De mi infancia en la calle del Charco recuerdo la bodeguilla El Furtivo —el bar de Rafa— que ofrecía «vino barato y cerveza para la juventud» y el bar de Panta, con sus tapas de conejo al ajillo y tiznao. Durante los años noventa —los años de mi juventud divino tesoro— la oferta era espectacular. Gila abría el pub Lenon en invierno y, después de la Romería, el kiosko del Pocillo y el bar de la piscina, donde jugamos tantas y tantas partidas de mus. Porfirio tenía un bar pequeñito —el bar de Porfi­— en la calle Carnicería, al lado de la posada de Santos Félix. Luego abrió la discoteca Globos y La Quintería. ¡Cuántas noches de verano en La Quintería! ¡Cuántas partidas de futbolín! ¡Cuántas veces sonó La Flaca aquel verano del 97! Da vértigo pensar que ya han pasado 25 años… A la entrada del pueblo estaba El Quijote y en la calle del Calvario estaba el Taranto —heredero del bar de Caraba—, especializado calderetas y salaos, manjares pastoriles por excelencia. En sus mesas acumulábamos los botellines de Mahou como trofeos de guerra. Eran los tiempos en que costaban cien pesetas —sesenta céntimos al cambio—, así que hagan la cuenta…

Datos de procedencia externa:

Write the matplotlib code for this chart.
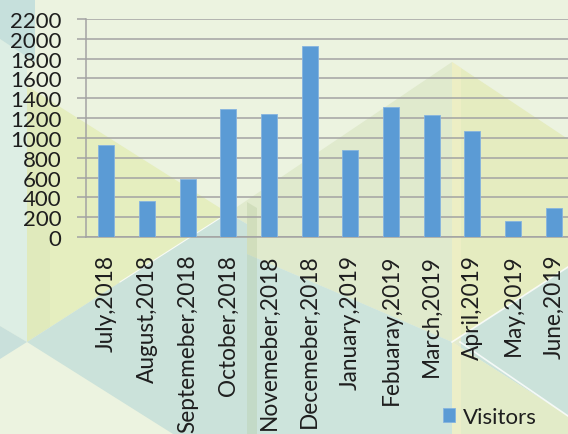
import matplotlib
matplotlib.use("Agg")
import matplotlib.pyplot as plt
from matplotlib.patches import Polygon

# data
months = ["July,2018", "August,2018", "Septemeber,2018", "October,2018",
          "Novemeber,2018", "Decemeber,2018", "January,2019", "Febuaray,2019",
          "March,2019", "April,2019", "May,2019", "June,2019"]
visitors = [930, 359, 588, 1293, 1243, 1925, 880, 1313, 1233, 1072, 165, 296]
yticks = [0, 200, 400, 600, 800, 1000, 1200, 1400, 1600, 1800, 2000, 2200]

plt.rcParams['font.family'] = ['Lato', 'DejaVu Sans']

W, H = 568, 435
fig = plt.figure(figsize=(W / 100, H / 100), dpi=100)

# decorative background (pixel coords, y down)
bg = fig.add_axes([0, 0, 1, 1], zorder=0)
bg.set_xlim(0, W)
bg.set_ylim(H, 0)
bg.axis('off')

def shape(pts, color, alpha=1.0):
    bg.add_patch(Polygon(pts, closed=True, facecolor=color, edgecolor='none', alpha=alpha))

shape([(0, 0), (W, 0), (W, H), (0, H)], '#ecf3e0')
shape([(0, 40), (27, 57), (27, 343), (0, 327)], '#ddeee4')
shape([(0, 0), (35, 0), (35, 63), (0, 40)], '#c6e0dc')
shape([(0, 327), (27, 343), (0, 360)], '#c9e0db')
# left yellow triangle
shape([(27, 87), (228, 214), (27, 343)], '#e5eebf')
shape([(27, 95), (50, 110), (50, 328), (27, 343)], '#d8e3b8', 0.35)
# big green triangle
shape([(228, 214), (452, 63), (452, 343), (247, 255), (247, 225)], '#e0eacd')
shape([(452, 63), (568, 140), (568, 268), (452, 343)], '#e5ecc0')
# teal areas
shape([(27, 343), (228, 214), (247, 225), (247, 435), (173, 435)], '#cbe2da')
shape([(247, 255), (452, 343), (452, 435), (247, 435)], '#cde4dc')
shape([(452, 343), (568, 268), (568, 417)], '#cbe2da')
shape([(452, 343), (568, 417), (568, 435), (452, 435)], '#e2ebc8')
# vertical shadow bands
shape([(247, 203), (257, 209), (257, 435), (247, 435)], '#a8bd8c', 0.25)
shape([(452, 63), (461, 69), (461, 435), (452, 435)], '#f4f1c8', 0.6)
# thin white lines
bg.plot([120, 228], [283, 214], color='white', lw=0.8, alpha=0.8)
bg.plot([452, 568], [343, 268], color='white', lw=1.2, alpha=0.8)
bg.plot([460, 568], [343, 417], color='white', lw=1.2, alpha=0.8)

# main chart
ax = fig.add_axes([86 / W, 197 / H, 488 / W, 218 / H], zorder=1)
ax.patch.set_alpha(0)
ax.bar(range(len(months)), visitors, width=0.39, color='#5b9bd5',
       edgecolor='#86b4df', linewidth=0.6, label='Visitors', zorder=3)
ax.set_xlim(-0.5, len(months) - 0.5)
ax.set_ylim(0, 2200)
ax.set_yticks(yticks)
ax.set_xticks(range(len(months)))
ax.set_xticklabels(months, rotation=90)
ax.yaxis.grid(True, color='#a3a3a3', linewidth=1.1)
ax.set_axisbelow(True)
for s in ['top', 'right']:
    ax.spines[s].set_visible(False)
for s in ['left', 'bottom']:
    ax.spines[s].set_color('#a3a3a3')
    ax.spines[s].set_linewidth(1.1)
ax.tick_params(axis='y', length=6.5, width=1.1, color='#a3a3a3', pad=11,
               labelsize=16, labelcolor='#1e1e1e')
ax.tick_params(axis='x', length=0, pad=12, labelsize=16.3, labelcolor='#1e1e1e')

fig.legend(loc='center', bbox_to_anchor=(490 / W, 1 - 418 / H), frameon=False,
           fontsize=16, handlelength=0.55, handleheight=0.55, handletextpad=0.35,
           borderpad=0, labelcolor='#1e1e1e')

fig.savefig('out.png', dpi=100)
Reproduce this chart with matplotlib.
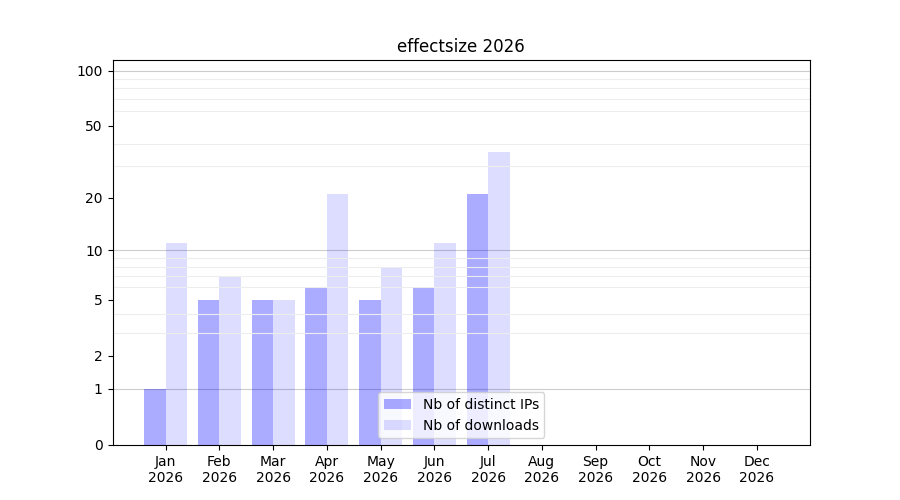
import numpy as np
import matplotlib
matplotlib.use('Agg')
import matplotlib.pyplot as plt

months = ['Jan', 'Feb', 'Mar', 'Apr', 'May', 'Jun', 'Jul', 'Aug', 'Sep', 'Oct', 'Nov', 'Dec']
year = '2026'
distinct_ips = [1, 5, 5, 6, 5, 6, 21, 0, 0, 0, 0, 0]
downloads = [11, 7, 5, 21, 8, 11, 36, 0, 0, 0, 0, 0]

x = np.arange(len(months))
width = 0.4

fig, ax = plt.subplots(figsize=(9, 5), dpi=100)

# y axis is log(1 + n), so zero months still sit on the axis
ax.set_yscale('function', functions=(lambda v: np.log10(np.maximum(v, 0) + 1),
                                     lambda v: 10 ** v - 1))

ax.bar(x - width / 2, distinct_ips, width, color='blue', alpha=0.33, label='Nb of distinct IPs')
ax.bar(x + width / 2, downloads, width, color='blue', alpha=0.135, label='Nb of downloads')

ax.set_ylim(0, 114)
ax.set_yticks([0, 1, 2, 5, 10, 20, 50, 100])
ax.set_yticklabels(['0', '1', '2', '5', '10', '20', '50', '100'])
minor = [2, 3, 4, 5, 6, 7, 8, 9, 20, 30, 40, 50, 60, 70, 80, 90]
ax.set_yticks(minor, minor=True)
ax.tick_params(axis='y', which='minor', length=0)
ax.grid(True, which='minor', axis='y', color='0.93', linewidth=0.8)
for y in [1, 10, 100]:
    ax.axhline(y, color='0.8', linewidth=0.8, zorder=0.5)

ax.set_xticks(x)
ax.set_xticklabels([m + '\n' + year for m in months])
ax.set_title('effectsize 2026')
ax.legend(loc='lower center')

plt.savefig('out.png')
plt.close()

Casa Gila abrió en la Nochevieja de 2003. Es un bar luminoso, alegre, que recibe a porta gayola a los parroquianos que bajan de la iglesia. Sobre la barra de piedra hay un bello tejadillo de madera con faroles de hierro. Los carteles taurinos de San Pantaleón, una foto dedicada de Sánchez Puerto —el matador de Cabezarrubias— y otra de Antoñete, no dejan lugar a dudas: Gila es un gran aficionado al arte de Cúchares. Un retrato del mítico Camarón y un póster del Real Madrid de cuando Di Stéfano era entrenador nos dan una pista de sus otras pasiones. Dentro del bar suenan los Eagles mientras Isabel prepara una de sus famosas paellas. Fuera del bar, cae el sol de la mañana sobre la plaza, la terraza está a rebosar de gente, de risas, de conversaciones… Vuelan los botellines y las tapas—champiñones en salsa, tumbalobos—.

¡Cuántos momentos de felicidad les debemos a nuestros bares!

BIBLIOGRAFÍA: Mestanza entre la historia y la leyenda, de Rafael Muñoz «Falín».